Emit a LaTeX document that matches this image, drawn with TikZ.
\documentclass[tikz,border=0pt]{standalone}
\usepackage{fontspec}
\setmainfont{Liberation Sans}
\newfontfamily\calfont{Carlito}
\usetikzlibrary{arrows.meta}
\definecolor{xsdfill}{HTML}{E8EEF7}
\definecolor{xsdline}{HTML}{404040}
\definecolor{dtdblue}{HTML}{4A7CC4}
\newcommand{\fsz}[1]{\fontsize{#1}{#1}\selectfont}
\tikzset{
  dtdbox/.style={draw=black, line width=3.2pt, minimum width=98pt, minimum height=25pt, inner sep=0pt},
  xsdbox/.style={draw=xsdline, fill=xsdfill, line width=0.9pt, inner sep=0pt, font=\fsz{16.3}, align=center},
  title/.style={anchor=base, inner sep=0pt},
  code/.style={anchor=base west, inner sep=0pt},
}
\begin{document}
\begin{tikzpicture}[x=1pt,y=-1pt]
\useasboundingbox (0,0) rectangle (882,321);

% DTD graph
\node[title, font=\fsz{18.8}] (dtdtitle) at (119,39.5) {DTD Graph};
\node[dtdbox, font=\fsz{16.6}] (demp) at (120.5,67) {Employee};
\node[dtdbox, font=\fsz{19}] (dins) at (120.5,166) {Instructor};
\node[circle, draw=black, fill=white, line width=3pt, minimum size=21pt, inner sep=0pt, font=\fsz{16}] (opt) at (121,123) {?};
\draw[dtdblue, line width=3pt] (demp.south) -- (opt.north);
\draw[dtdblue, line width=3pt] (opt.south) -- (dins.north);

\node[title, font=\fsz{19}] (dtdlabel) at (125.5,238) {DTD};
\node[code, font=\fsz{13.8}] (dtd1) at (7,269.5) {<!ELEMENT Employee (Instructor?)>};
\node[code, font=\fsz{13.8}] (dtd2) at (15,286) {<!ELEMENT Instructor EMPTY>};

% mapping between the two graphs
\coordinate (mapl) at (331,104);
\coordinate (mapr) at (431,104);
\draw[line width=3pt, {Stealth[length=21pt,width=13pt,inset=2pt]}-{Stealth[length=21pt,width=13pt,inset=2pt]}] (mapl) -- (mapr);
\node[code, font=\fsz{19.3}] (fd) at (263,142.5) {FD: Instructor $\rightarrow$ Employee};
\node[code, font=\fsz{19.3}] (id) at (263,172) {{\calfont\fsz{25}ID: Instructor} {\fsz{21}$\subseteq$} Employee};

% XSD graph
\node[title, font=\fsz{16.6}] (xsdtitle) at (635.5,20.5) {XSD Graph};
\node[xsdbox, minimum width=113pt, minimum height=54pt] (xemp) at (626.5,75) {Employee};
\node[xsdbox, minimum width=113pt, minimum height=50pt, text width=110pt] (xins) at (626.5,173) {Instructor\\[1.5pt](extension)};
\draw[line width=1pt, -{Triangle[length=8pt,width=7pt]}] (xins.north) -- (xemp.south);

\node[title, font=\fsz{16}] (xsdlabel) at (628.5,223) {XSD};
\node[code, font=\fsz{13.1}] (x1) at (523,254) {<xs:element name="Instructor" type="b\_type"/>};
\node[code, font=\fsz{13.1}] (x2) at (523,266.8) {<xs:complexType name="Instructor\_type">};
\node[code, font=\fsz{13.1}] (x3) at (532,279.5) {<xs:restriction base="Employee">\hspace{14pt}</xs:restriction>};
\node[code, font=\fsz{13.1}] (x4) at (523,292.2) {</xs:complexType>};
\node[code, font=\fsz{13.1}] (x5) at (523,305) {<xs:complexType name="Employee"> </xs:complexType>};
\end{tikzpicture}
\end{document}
○ ○ ○ ○ ○ ○ ○
◆ Stated goal ◆
Everything from the first line of the data through the line containing "(0,0) rectangle (882,321);" should be echoed exactly. Add nothing.

◆ The completed task ◆
Emit a LaTeX document that matches this image, drawn with TikZ.
\documentclass[tikz,border=0pt]{standalone}
\usepackage{fontspec}
\setmainfont{Liberation Sans}
\newfontfamily\calfont{Carlito}
\usetikzlibrary{arrows.meta}
\definecolor{xsdfill}{HTML}{E8EEF7}
\definecolor{xsdline}{HTML}{404040}
\definecolor{dtdblue}{HTML}{4A7CC4}
\newcommand{\fsz}[1]{\fontsize{#1}{#1}\selectfont}
\tikzset{
  dtdbox/.style={draw=black, line width=3.2pt, minimum width=98pt, minimum height=25pt, inner sep=0pt},
  xsdbox/.style={draw=xsdline, fill=xsdfill, line width=0.9pt, inner sep=0pt, font=\fsz{16.3}, align=center},
  title/.style={anchor=base, inner sep=0pt},
  code/.style={anchor=base west, inner sep=0pt},
}
\begin{document}
\begin{tikzpicture}[x=1pt,y=-1pt]
\useasboundingbox (0,0) rectangle (882,321);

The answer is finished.